#### WHAT TO PRODUCE
Below you will find a set of lines. Repeat them all exactly.

#### GIVEN DATA
# # # # # # #

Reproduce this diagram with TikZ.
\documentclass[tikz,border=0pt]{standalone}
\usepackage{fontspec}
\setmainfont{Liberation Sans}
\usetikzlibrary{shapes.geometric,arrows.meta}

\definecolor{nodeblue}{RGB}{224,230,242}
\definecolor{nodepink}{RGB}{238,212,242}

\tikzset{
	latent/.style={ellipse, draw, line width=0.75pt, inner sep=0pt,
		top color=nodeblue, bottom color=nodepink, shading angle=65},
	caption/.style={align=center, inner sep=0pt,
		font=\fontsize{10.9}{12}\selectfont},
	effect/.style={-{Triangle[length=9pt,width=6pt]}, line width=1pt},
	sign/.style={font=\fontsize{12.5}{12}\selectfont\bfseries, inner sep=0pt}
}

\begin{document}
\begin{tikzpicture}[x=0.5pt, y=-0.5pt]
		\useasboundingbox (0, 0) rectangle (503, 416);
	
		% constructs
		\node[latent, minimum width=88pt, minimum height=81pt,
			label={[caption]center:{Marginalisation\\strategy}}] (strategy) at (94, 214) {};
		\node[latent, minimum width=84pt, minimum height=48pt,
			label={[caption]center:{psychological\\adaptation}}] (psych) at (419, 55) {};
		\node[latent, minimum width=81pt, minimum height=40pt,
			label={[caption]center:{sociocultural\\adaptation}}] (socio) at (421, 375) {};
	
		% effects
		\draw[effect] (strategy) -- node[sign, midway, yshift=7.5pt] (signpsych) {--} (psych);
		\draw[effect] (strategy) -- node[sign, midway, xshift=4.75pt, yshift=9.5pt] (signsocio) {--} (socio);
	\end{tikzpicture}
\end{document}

# # # # # # #

#### COMPLETED TASK
Reproduce this diagram with TikZ.
\documentclass[tikz,border=0pt]{standalone}
\usepackage{fontspec}
\setmainfont{Liberation Sans}
\usetikzlibrary{shapes.geometric,arrows.meta}

\definecolor{nodeblue}{RGB}{224,230,242}
\definecolor{nodepink}{RGB}{238,212,242}

\tikzset{
	latent/.style={ellipse, draw, line width=0.75pt, inner sep=0pt,
		top color=nodeblue, bottom color=nodepink, shading angle=65},
	caption/.style={align=center, inner sep=0pt,
		font=\fontsize{10.9}{12}\selectfont},
	effect/.style={-{Triangle[length=9pt,width=6pt]}, line width=1pt},
	sign/.style={font=\fontsize{12.5}{12}\selectfont\bfseries, inner sep=0pt}
}

\begin{document}
\begin{tikzpicture}[x=0.5pt, y=-0.5pt]
		\useasboundingbox (0, 0) rectangle (503, 416);
	
		% constructs
		\node[latent, minimum width=88pt, minimum height=81pt,
			label={[caption]center:{Marginalisation\\strategy}}] (strategy) at (94, 214) {};
		\node[latent, minimum width=84pt, minimum height=48pt,
			label={[caption]center:{psychological\\adaptation}}] (psych) at (419, 55) {};
		\node[latent, minimum width=81pt, minimum height=40pt,
			label={[caption]center:{sociocultural\\adaptation}}] (socio) at (421, 375) {};
	
		% effects
		\draw[effect] (strategy) -- node[sign, midway, yshift=7.5pt] (signpsych) {--} (psych);
		\draw[effect] (strategy) -- node[sign, midway, xshift=4.75pt, yshift=9.5pt] (signsocio) {--} (socio);
	\end{tikzpicture}
\end{document}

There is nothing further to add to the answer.